» **Material**:
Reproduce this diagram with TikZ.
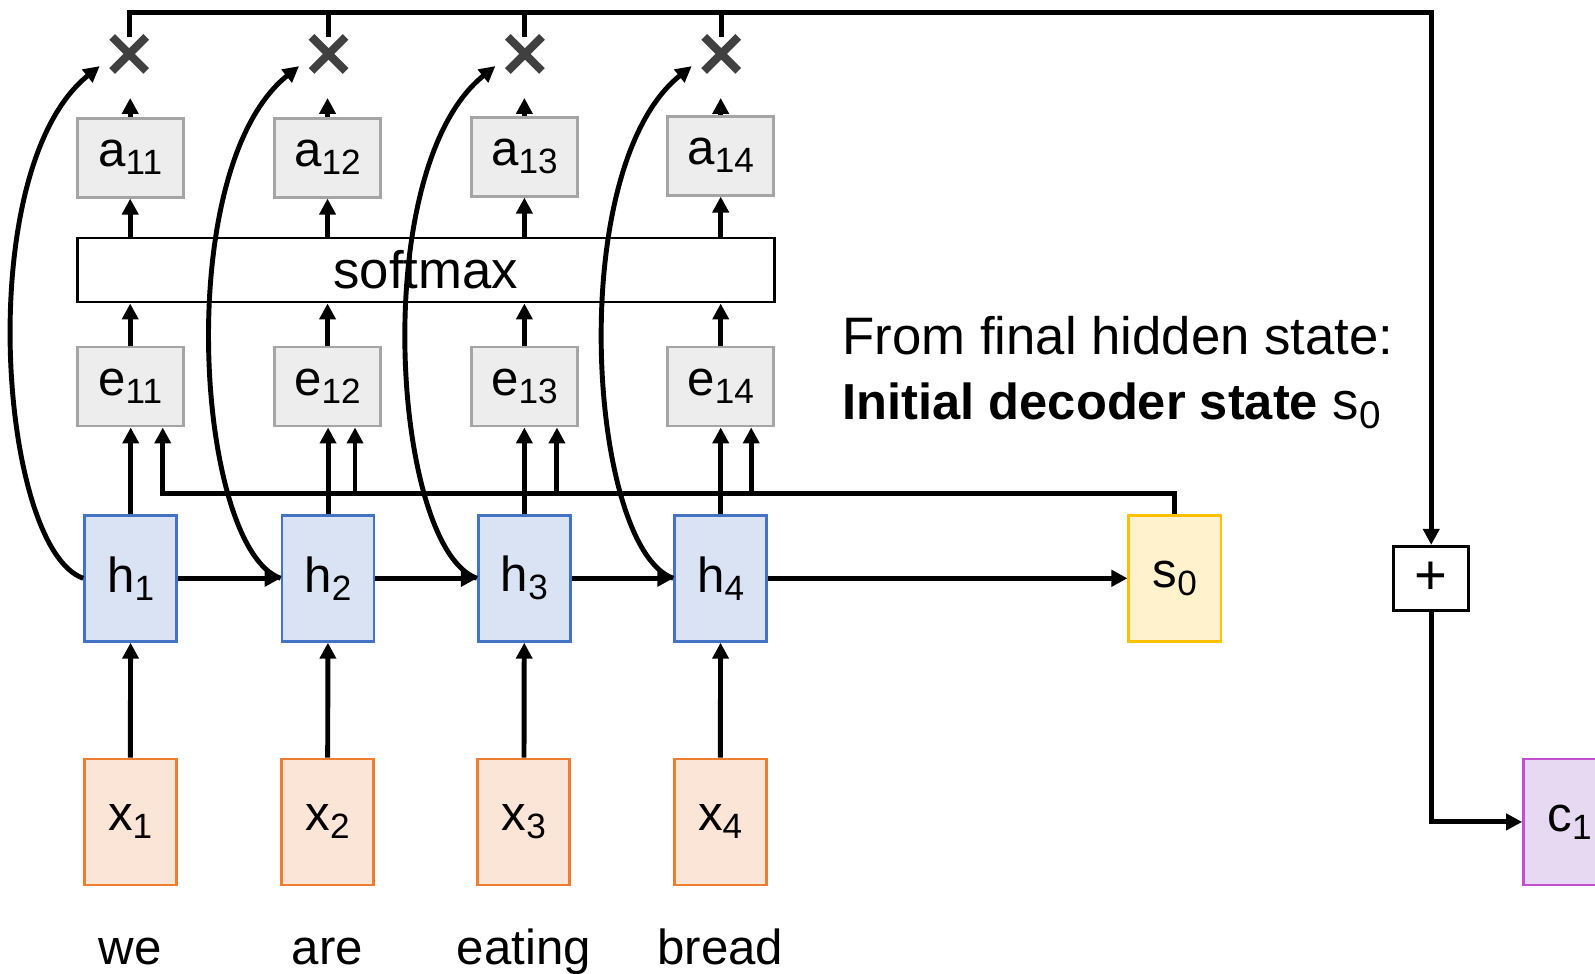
\documentclass[tikz,border=0pt]{standalone}
\usepackage{fontspec}
\setmainfont{Liberation Sans}
\usepackage{tikz}
\usetikzlibrary{arrows.meta,shapes.misc}

\definecolor{inpfill}{HTML}{FBE5D6}
\definecolor{inpdraw}{HTML}{ED7D31}
\definecolor{hidfill}{HTML}{DAE3F3}
\definecolor{hiddraw}{HTML}{4472C4}
\definecolor{decfill}{HTML}{FFF2CC}
\definecolor{decdraw}{HTML}{FFC000}
\definecolor{scofill}{HTML}{EDEDED}
\definecolor{scodraw}{HTML}{A5A5A5}
\definecolor{ctxfill}{HTML}{E8D9F3}
\definecolor{ctxdraw}{HTML}{C050D0}
\definecolor{mulgray}{HTML}{404040}

\newcommand{\lowsub}[1]{\raisebox{-0.8mm}{\fontsize{10}{10}\selectfont #1}}

\begin{document}
\begin{tikzpicture}[x=0.10172mm,y=-0.10172mm,line width=1.4pt,
  >={Triangle[length=1.6mm,width=1.6mm]},
  font=\fontsize{14}{17}\selectfont,
  inp/.style={draw=inpdraw,fill=inpfill,line width=0.8pt,minimum width=9.2mm,minimum height=12.6mm},
  hid/.style={draw=hiddraw,fill=hidfill,line width=0.8pt,minimum width=9.2mm,minimum height=12.6mm},
  dec/.style={draw=decdraw,fill=decfill,line width=0.8pt,minimum width=9.2mm,minimum height=12.6mm},
  ctx/.style={draw=ctxdraw,fill=ctxfill,line width=0.8pt,minimum width=9.2mm,minimum height=12.6mm},
  sco/.style={draw=scodraw,fill=scofill,line width=0.8pt,minimum width=10.6mm,minimum height=7.9mm},
  mul/.style={cross out,draw=mulgray,line width=2.3pt,minimum size=2.6mm,inner sep=0pt}]
\useasboundingbox (0,0) rectangle (1568,957);

% inputs
\node [inp] (x1) at (128,808) {x\lowsub{1}};
\node [inp] (x2) at (322,808) {x\lowsub{2}};
\node [inp] (x3) at (515,808) {x\lowsub{3}};
\node [inp] (x4) at (708,808) {x\lowsub{4}};
\node [anchor=base] (w1) at (128,948) {we};
\node [anchor=base] (w2) at (322,948) {are};
\node [anchor=base] (w3) at (515,948) {eating};
\node [anchor=base] (w4) at (708,948) {bread};

% encoder
\node [hid] (h1) at (128.5,568.5) {h\lowsub{1}};
\node [hid] (h2) at (322.5,568.5) {h\lowsub{2}};
\node [hid] (h3) at (515.5,568.5) {h\lowsub{3}};
\node [hid] (h4) at (708.5,568.5) {h\lowsub{4}};
\node [dec] (s0) at (1155,568.5) {s\lowsub{0}};

% scores and weights
\node [sco] (e1) at (128,380) {e\lowsub{11}};
\node [sco] (e2) at (322,380) {e\lowsub{12}};
\node [sco] (e3) at (515.5,380) {e\lowsub{13}};
\node [sco] (e4) at (708.5,380) {e\lowsub{14}};
\node [draw,line width=0.8pt,minimum width=69.7mm,minimum height=6.4mm,font=\fontsize{15}{18}\selectfont] (sm) at (418.5,265.5) {softmax};
\node [sco] (a1) at (128,155) {a\lowsub{11}};
\node [sco] (a2) at (322,155) {a\lowsub{12}};
\node [sco] (a3) at (515.5,154) {a\lowsub{13}};
\node [sco] (a4) at (708.5,153) {a\lowsub{14}};

\node [mul] (m1) at (127,53) {};
\node [mul] (m2) at (323,53) {};
\node [mul] (m3) at (516,53) {};
\node [mul] (m4) at (709,53) {};

\node [draw,fill=white,line width=0.8pt,minimum width=7.5mm,minimum height=6.4mm,font=\fontsize{16}{18}\selectfont] (plus) at (1407,568.5) {+};
\node [ctx] (c1) at (1543,808) {c\lowsub{1}};

\node [anchor=base west,inner sep=0pt,font=\fontsize{15}{18}\selectfont] (t1) at (826,348) {From final hidden state:};
\node [anchor=base west,inner sep=0pt,font=\fontsize{15}{18}\selectfont] (t2) at (826,412) {{\fontsize{14.4}{18}\selectfont\bfseries Initial decoder state} s\raisebox{-0.9mm}{\fontsize{11}{11}\selectfont 0}};

\coordinate (top) at (1407,12);
\coordinate (sj) at (1155,485);
\coordinate (in1) at ([shift={(32,0)}]e1.south);
\coordinate (in2) at ([shift={(27,0)}]e2.south);
\coordinate (in3) at ([shift={(32,0)}]e3.south);
\coordinate (in4) at ([shift={(30,0)}]e4.south);

\draw [->] (x1) -- (h1);
\draw [->] (x2) -- (h2);
\draw [->] (x3) -- (h3);
\draw [->] (x4) -- (h4);
\draw [->] (h1) -- (h2);
\draw [->] (h2) -- (h3);
\draw [->] (h3) -- (h4);
\draw [->] (h4) -- (s0);

\draw [->] (h1.north) -- (h1.north |- e1.south);
\draw [->] (h2.north) -- (h2.north |- e2.south);
\draw [->] (h3.north) -- (h3.north |- e3.south);
\draw [->] (h4.north) -- (h4.north |- e4.south);
\draw [->] (s0.north) -- (sj) -| (in1);
\draw [->] (in2 |- sj) -- (in2);
\draw [->] (in3 |- sj) -- (in3);
\draw [->] (in4 |- sj) -- (in4);

\draw [->] (e1.north) -- (e1.north |- sm.south);
\draw [->] (e2.north) -- (e2.north |- sm.south);
\draw [->] (e3.north) -- (e3.north |- sm.south);
\draw [->] (e4.north) -- (e4.north |- sm.south);
\draw [->] (a1.south |- sm.north) -- (a1.south);
\draw [->] (a2.south |- sm.north) -- (a2.south);
\draw [->] (a3.south |- sm.north) -- (a3.south);
\draw [->] (a4.south |- sm.north) -- (a4.south);
\draw [->,shorten >=2.7mm] (a1.north) -- (a1.north |- m1.south);
\draw [->,shorten >=2.7mm] (a2.north) -- (a2.north |- m2.south);
\draw [->,shorten >=2.7mm] (a3.north) -- (a3.north |- m3.south);
\draw [->,shorten >=2.7mm] (a4.north) -- (a4.north |- m4.south);

\draw [->] (h1.west) .. controls +(-83,-29) and +(-126,101) .. ([shift={(-29,12)}]m1.center);
\draw [->] (h2.west) .. controls +(-83,-29) and +(-126,101) .. ([shift={(-29,12)}]m2.center);
\draw [->] (h3.west) .. controls +(-83,-29) and +(-126,101) .. ([shift={(-29,12)}]m3.center);
\draw [->] (h4.west) .. controls +(-83,-29) and +(-126,101) .. ([shift={(-29,12)}]m4.center);

\draw [->] (m1.north) |- (top) -- (plus.north);
\draw (m2.north) -- (m2.north |- top);
\draw (m3.north) -- (m3.north |- top);
\draw (m4.north) -- (m4.north |- top);
\draw [->] (plus.south) |- (c1.west);
\end{tikzpicture}
\end{document}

» **Written request**: Leave out the pictures and restate everything else word for word.

» **Exercise solution**:
Reproduce this diagram with TikZ.
\documentclass[tikz,border=0pt]{standalone}
\usepackage{fontspec}
\setmainfont{Liberation Sans}
\usepackage{tikz}
\usetikzlibrary{arrows.meta,shapes.misc}

\definecolor{inpfill}{HTML}{FBE5D6}
\definecolor{inpdraw}{HTML}{ED7D31}
\definecolor{hidfill}{HTML}{DAE3F3}
\definecolor{hiddraw}{HTML}{4472C4}
\definecolor{decfill}{HTML}{FFF2CC}
\definecolor{decdraw}{HTML}{FFC000}
\definecolor{scofill}{HTML}{EDEDED}
\definecolor{scodraw}{HTML}{A5A5A5}
\definecolor{ctxfill}{HTML}{E8D9F3}
\definecolor{ctxdraw}{HTML}{C050D0}
\definecolor{mulgray}{HTML}{404040}

\newcommand{\lowsub}[1]{\raisebox{-0.8mm}{\fontsize{10}{10}\selectfont #1}}

\begin{document}
\begin{tikzpicture}[x=0.10172mm,y=-0.10172mm,line width=1.4pt,
  >={Triangle[length=1.6mm,width=1.6mm]},
  font=\fontsize{14}{17}\selectfont,
  inp/.style={draw=inpdraw,fill=inpfill,line width=0.8pt,minimum width=9.2mm,minimum height=12.6mm},
  hid/.style={draw=hiddraw,fill=hidfill,line width=0.8pt,minimum width=9.2mm,minimum height=12.6mm},
  dec/.style={draw=decdraw,fill=decfill,line width=0.8pt,minimum width=9.2mm,minimum height=12.6mm},
  ctx/.style={draw=ctxdraw,fill=ctxfill,line width=0.8pt,minimum width=9.2mm,minimum height=12.6mm},
  sco/.style={draw=scodraw,fill=scofill,line width=0.8pt,minimum width=10.6mm,minimum height=7.9mm},
  mul/.style={cross out,draw=mulgray,line width=2.3pt,minimum size=2.6mm,inner sep=0pt}]
\useasboundingbox (0,0) rectangle (1568,957);

% inputs
\node [inp] (x1) at (128,808) {x\lowsub{1}};
\node [inp] (x2) at (322,808) {x\lowsub{2}};
\node [inp] (x3) at (515,808) {x\lowsub{3}};
\node [inp] (x4) at (708,808) {x\lowsub{4}};
\node [anchor=base] (w1) at (128,948) {we};
\node [anchor=base] (w2) at (322,948) {are};
\node [anchor=base] (w3) at (515,948) {eating};
\node [anchor=base] (w4) at (708,948) {bread};

% encoder
\node [hid] (h1) at (128.5,568.5) {h\lowsub{1}};
\node [hid] (h2) at (322.5,568.5) {h\lowsub{2}};
\node [hid] (h3) at (515.5,568.5) {h\lowsub{3}};
\node [hid] (h4) at (708.5,568.5) {h\lowsub{4}};
\node [dec] (s0) at (1155,568.5) {s\lowsub{0}};

% scores and weights
\node [sco] (e1) at (128,380) {e\lowsub{11}};
\node [sco] (e2) at (322,380) {e\lowsub{12}};
\node [sco] (e3) at (515.5,380) {e\lowsub{13}};
\node [sco] (e4) at (708.5,380) {e\lowsub{14}};
\node [draw,line width=0.8pt,minimum width=69.7mm,minimum height=6.4mm,font=\fontsize{15}{18}\selectfont] (sm) at (418.5,265.5) {softmax};
\node [sco] (a1) at (128,155) {a\lowsub{11}};
\node [sco] (a2) at (322,155) {a\lowsub{12}};
\node [sco] (a3) at (515.5,154) {a\lowsub{13}};
\node [sco] (a4) at (708.5,153) {a\lowsub{14}};

\node [mul] (m1) at (127,53) {};
\node [mul] (m2) at (323,53) {};
\node [mul] (m3) at (516,53) {};
\node [mul] (m4) at (709,53) {};

\node [draw,fill=white,line width=0.8pt,minimum width=7.5mm,minimum height=6.4mm,font=\fontsize{16}{18}\selectfont] (plus) at (1407,568.5) {+};
\node [ctx] (c1) at (1543,808) {c\lowsub{1}};

\node [anchor=base west,inner sep=0pt,font=\fontsize{15}{18}\selectfont] (t1) at (826,348) {From final hidden state:};
\node [anchor=base west,inner sep=0pt,font=\fontsize{15}{18}\selectfont] (t2) at (826,412) {{\fontsize{14.4}{18}\selectfont\bfseries Initial decoder state} s\raisebox{-0.9mm}{\fontsize{11}{11}\selectfont 0}};

\coordinate (top) at (1407,12);
\coordinate (sj) at (1155,485);
\coordinate (in1) at ([shift={(32,0)}]e1.south);
\coordinate (in2) at ([shift={(27,0)}]e2.south);
\coordinate (in3) at ([shift={(32,0)}]e3.south);
\coordinate (in4) at ([shift={(30,0)}]e4.south);

\draw [->] (x1) -- (h1);
\draw [->] (x2) -- (h2);
\draw [->] (x3) -- (h3);
\draw [->] (x4) -- (h4);
\draw [->] (h1) -- (h2);
\draw [->] (h2) -- (h3);
\draw [->] (h3) -- (h4);
\draw [->] (h4) -- (s0);

\draw [->] (h1.north) -- (h1.north |- e1.south);
\draw [->] (h2.north) -- (h2.north |- e2.south);
\draw [->] (h3.north) -- (h3.north |- e3.south);
\draw [->] (h4.north) -- (h4.north |- e4.south);
\draw [->] (s0.north) -- (sj) -| (in1);
\draw [->] (in2 |- sj) -- (in2);
\draw [->] (in3 |- sj) -- (in3);
\draw [->] (in4 |- sj) -- (in4);

\draw [->] (e1.north) -- (e1.north |- sm.south);
\draw [->] (e2.north) -- (e2.north |- sm.south);
\draw [->] (e3.north) -- (e3.north |- sm.south);
\draw [->] (e4.north) -- (e4.north |- sm.south);
\draw [->] (a1.south |- sm.north) -- (a1.south);
\draw [->] (a2.south |- sm.north) -- (a2.south);
\draw [->] (a3.south |- sm.north) -- (a3.south);
\draw [->] (a4.south |- sm.north) -- (a4.south);
\draw [->,shorten >=2.7mm] (a1.north) -- (a1.north |- m1.south);
\draw [->,shorten >=2.7mm] (a2.north) -- (a2.north |- m2.south);
\draw [->,shorten >=2.7mm] (a3.north) -- (a3.north |- m3.south);
\draw [->,shorten >=2.7mm] (a4.north) -- (a4.north |- m4.south);

\draw [->] (h1.west) .. controls +(-83,-29) and +(-126,101) .. ([shift={(-29,12)}]m1.center);
\draw [->] (h2.west) .. controls +(-83,-29) and +(-126,101) .. ([shift={(-29,12)}]m2.center);
\draw [->] (h3.west) .. controls +(-83,-29) and +(-126,101) .. ([shift={(-29,12)}]m3.center);
\draw [->] (h4.west) .. controls +(-83,-29) and +(-126,101) .. ([shift={(-29,12)}]m4.center);

\draw [->] (m1.north) |- (top) -- (plus.north);
\draw (m2.north) -- (m2.north |- top);
\draw (m3.north) -- (m3.north |- top);
\draw (m4.north) -- (m4.north |- top);
\draw [->] (plus.south) |- (c1.west);
\end{tikzpicture}
\end{document}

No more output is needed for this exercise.